Malafaia, aliás, declarou voto na candidata. Marina também ganhou a declaração
de voto no segundo turno de outro pastor fundamentalista, o deputado federal
Marco Feliciano, já defendido por ela como “vítima” de hostilidades por ser
evangélico e não por ser o autor de frases de cunho homofóbico e racista.
Se, ameaçada por esta gente, a presidente Dilma Rousseff foi
capaz de recuos em projetos importantes para a comunidade LGBT, como acreditar
que, tendo eles a seu lado e professando do mesmo credo, Marina Silva não fará
igual? Ou pior?
O fundamentalismo religioso e sua perseguição aos
homossexuais, à esquerda e aos progressistas de maneira geral são a minha maior
preocupação no Brasil hoje. Tenho falado constantemente sobre a importância de
o PT aproveitar este momento histórico para se livrar deles, definitivamente
–até porque preferem Marina. E conquistar a simpatia dos evangélicos que pensam
de maneira diferente, mais condizente com o mundo moderno do que com preceitos
ultrapassados ou mal interpretados propositalmente por pastores manipuladores.

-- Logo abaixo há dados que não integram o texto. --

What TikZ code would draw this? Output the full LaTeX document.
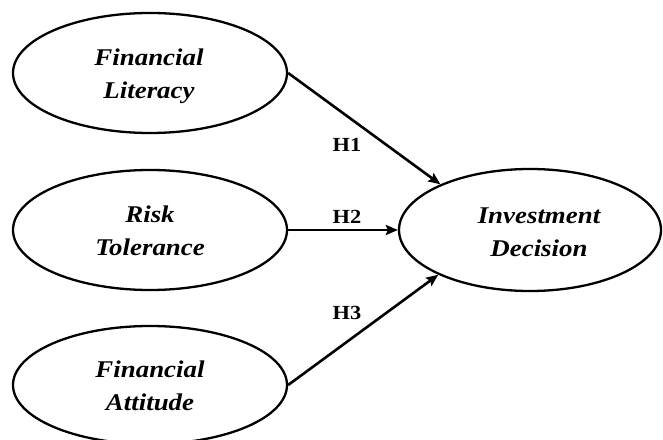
\documentclass[tikz,border=0pt]{standalone}
\usepackage{fontspec}
\setmainfont{Liberation Serif}
\usetikzlibrary{shapes.geometric,arrows.meta}
\newcommand{\twolines}[2]{\scalebox{1.12}[1]{\begin{tabular}{@{}c@{}}#1\\#2\end{tabular}}}
\begin{document}
\begin{tikzpicture}[x=1pt,y=1pt,
  oval/.style={ellipse,draw=black,line width=2.3pt,inner sep=0pt},
  ovtext/.style={font=\fontsize{24}{33}\selectfont\bfseries\itshape,inner sep=0pt},
  hyp/.style={font=\fontsize{20}{24}\selectfont\bfseries,inner sep=0pt,anchor=base},
  arr/.style={line width=2.6pt,-{Stealth[length=12pt,width=10pt,inset=2pt]}}]
\useasboundingbox (0,0) rectangle (663,439);
\fill[white] (0,0) rectangle (663,439);
% ovals (y measured from top: y_tikz = 439 - y_img)
\node[oval,minimum width=274pt,minimum height=120pt] (FL) at (150,366) {};
\node[oval,minimum width=274pt,minimum height=120pt] (RT) at (150,209) {};
\node[oval,minimum width=274pt,minimum height=118pt] (FA) at (150,54) {};
\node[oval,minimum width=262pt,minimum height=122pt] (ID) at (530,209) {};
% texts
\node[ovtext] (FLt) at (149,364) {\twolines{Financial}{Literacy}};
\node[ovtext] (RTt) at (150,207) {\twolines{Risk}{Tolerance}};
\node[ovtext] (FAt) at (150,52) {\twolines{Financial}{Attitude}};
\node[ovtext] (IDt) at (539,206) {\twolines{Investment}{Decision}};
% arrows
\draw[arr] (FL.east) -- (ID.153);
\draw[arr] (RT.east) -- (ID.west);
\draw[arr] (FA.east) -- (ID.206);
% hypothesis labels
\node[hyp] (H1) at (347,287) {\scalebox{1.12}[1]{H1}};
\node[hyp] (H2) at (347,215) {\scalebox{1.12}[1]{H2}};
\node[hyp] (H3) at (347,119) {\scalebox{1.12}[1]{H3}};
\end{tikzpicture}
\end{document}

Se Marina ganhar, espero de todo coração que eu esteja
errada e que ela saiba de fato diferenciar Estado de religião. Que consiga
domar os fundamentalistas a seu redor. Que lute pela tolerância com os gays e
os adeptos de religiões de matriz africana com tanto fervor quanto prega por
tolerância em relação aos evangélicos. E que cumpra sua promessa de fazer o
governo laico que eu, infelizmente, não acredito que seja capaz de fazer.